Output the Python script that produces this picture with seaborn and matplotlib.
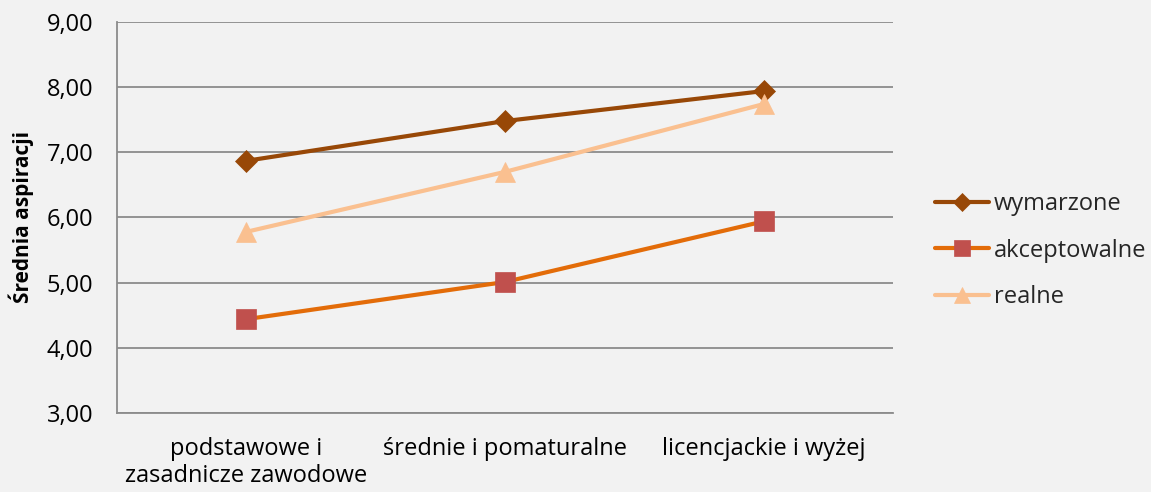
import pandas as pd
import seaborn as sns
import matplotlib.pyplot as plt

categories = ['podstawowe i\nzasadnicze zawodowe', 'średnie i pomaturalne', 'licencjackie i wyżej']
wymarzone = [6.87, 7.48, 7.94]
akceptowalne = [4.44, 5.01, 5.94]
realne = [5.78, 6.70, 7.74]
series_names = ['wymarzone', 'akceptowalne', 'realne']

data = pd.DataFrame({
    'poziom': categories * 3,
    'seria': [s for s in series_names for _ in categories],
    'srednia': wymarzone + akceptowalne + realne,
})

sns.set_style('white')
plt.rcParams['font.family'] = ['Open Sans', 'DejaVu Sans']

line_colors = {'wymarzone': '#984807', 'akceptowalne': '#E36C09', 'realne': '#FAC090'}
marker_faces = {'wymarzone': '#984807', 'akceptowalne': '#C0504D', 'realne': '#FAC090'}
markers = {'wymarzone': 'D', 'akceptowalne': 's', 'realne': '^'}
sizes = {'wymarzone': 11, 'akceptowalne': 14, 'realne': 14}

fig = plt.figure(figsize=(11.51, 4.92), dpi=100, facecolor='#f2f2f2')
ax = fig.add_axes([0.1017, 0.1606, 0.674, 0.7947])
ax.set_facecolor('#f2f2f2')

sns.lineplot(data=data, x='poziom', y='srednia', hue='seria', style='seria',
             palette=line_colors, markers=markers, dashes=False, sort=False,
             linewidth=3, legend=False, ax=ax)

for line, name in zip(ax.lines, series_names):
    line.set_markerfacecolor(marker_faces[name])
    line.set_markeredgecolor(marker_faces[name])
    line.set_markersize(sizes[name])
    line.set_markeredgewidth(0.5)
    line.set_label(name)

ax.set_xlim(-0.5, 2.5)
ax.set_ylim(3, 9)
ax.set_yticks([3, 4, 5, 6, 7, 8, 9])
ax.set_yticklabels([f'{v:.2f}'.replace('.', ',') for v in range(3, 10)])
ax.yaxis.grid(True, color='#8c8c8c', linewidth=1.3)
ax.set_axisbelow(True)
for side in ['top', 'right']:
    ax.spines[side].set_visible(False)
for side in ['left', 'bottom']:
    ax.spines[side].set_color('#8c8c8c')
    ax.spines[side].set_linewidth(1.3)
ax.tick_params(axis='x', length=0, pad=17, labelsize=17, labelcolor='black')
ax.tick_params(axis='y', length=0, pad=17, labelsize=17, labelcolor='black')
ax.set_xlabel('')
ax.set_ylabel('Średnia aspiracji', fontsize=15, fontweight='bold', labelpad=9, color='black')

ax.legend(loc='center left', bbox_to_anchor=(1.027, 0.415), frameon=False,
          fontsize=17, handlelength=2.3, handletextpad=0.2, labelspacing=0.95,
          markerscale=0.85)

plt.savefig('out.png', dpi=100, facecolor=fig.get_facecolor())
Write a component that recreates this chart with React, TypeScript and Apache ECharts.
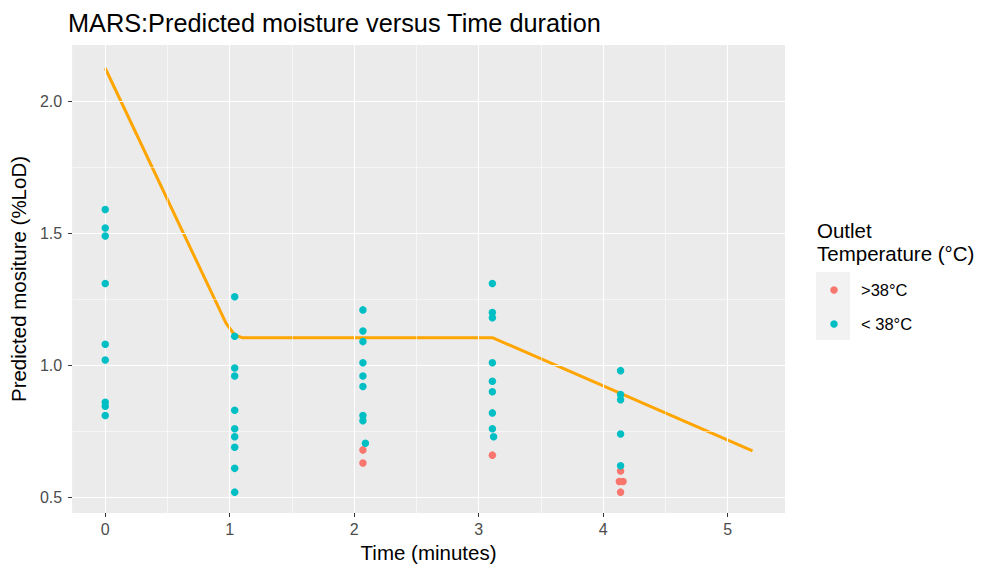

### What you need to do
Transcribe the records word for word and include no pictures.

### Answer to the exercise
Output the Python script that produces this picture with seaborn and matplotlib.
import pandas as pd
import seaborn as sns
import matplotlib.pyplot as plt

categories = ['podstawowe i\nzasadnicze zawodowe', 'średnie i pomaturalne', 'licencjackie i wyżej']
wymarzone = [6.87, 7.48, 7.94]
akceptowalne = [4.44, 5.01, 5.94]
realne = [5.78, 6.70, 7.74]
series_names = ['wymarzone', 'akceptowalne', 'realne']

data = pd.DataFrame({
    'poziom': categories * 3,
    'seria': [s for s in series_names for _ in categories],
    'srednia': wymarzone + akceptowalne + realne,
})

sns.set_style('white')
plt.rcParams['font.family'] = ['Open Sans', 'DejaVu Sans']

line_colors = {'wymarzone': '#984807', 'akceptowalne': '#E36C09', 'realne': '#FAC090'}
marker_faces = {'wymarzone': '#984807', 'akceptowalne': '#C0504D', 'realne': '#FAC090'}
markers = {'wymarzone': 'D', 'akceptowalne': 's', 'realne': '^'}
sizes = {'wymarzone': 11, 'akceptowalne': 14, 'realne': 14}

fig = plt.figure(figsize=(11.51, 4.92), dpi=100, facecolor='#f2f2f2')
ax = fig.add_axes([0.1017, 0.1606, 0.674, 0.7947])
ax.set_facecolor('#f2f2f2')

sns.lineplot(data=data, x='poziom', y='srednia', hue='seria', style='seria',
             palette=line_colors, markers=markers, dashes=False, sort=False,
             linewidth=3, legend=False, ax=ax)

for line, name in zip(ax.lines, series_names):
    line.set_markerfacecolor(marker_faces[name])
    line.set_markeredgecolor(marker_faces[name])
    line.set_markersize(sizes[name])
    line.set_markeredgewidth(0.5)
    line.set_label(name)

ax.set_xlim(-0.5, 2.5)
ax.set_ylim(3, 9)
ax.set_yticks([3, 4, 5, 6, 7, 8, 9])
ax.set_yticklabels([f'{v:.2f}'.replace('.', ',') for v in range(3, 10)])
ax.yaxis.grid(True, color='#8c8c8c', linewidth=1.3)
ax.set_axisbelow(True)
for side in ['top', 'right']:
    ax.spines[side].set_visible(False)
for side in ['left', 'bottom']:
    ax.spines[side].set_color('#8c8c8c')
    ax.spines[side].set_linewidth(1.3)
ax.tick_params(axis='x', length=0, pad=17, labelsize=17, labelcolor='black')
ax.tick_params(axis='y', length=0, pad=17, labelsize=17, labelcolor='black')
ax.set_xlabel('')
ax.set_ylabel('Średnia aspiracji', fontsize=15, fontweight='bold', labelpad=9, color='black')

ax.legend(loc='center left', bbox_to_anchor=(1.027, 0.415), frameon=False,
          fontsize=17, handlelength=2.3, handletextpad=0.2, labelspacing=0.95,
          markerscale=0.85)

plt.savefig('out.png', dpi=100, facecolor=fig.get_facecolor())
Write a component that recreates this chart with React, TypeScript and Apache ECharts.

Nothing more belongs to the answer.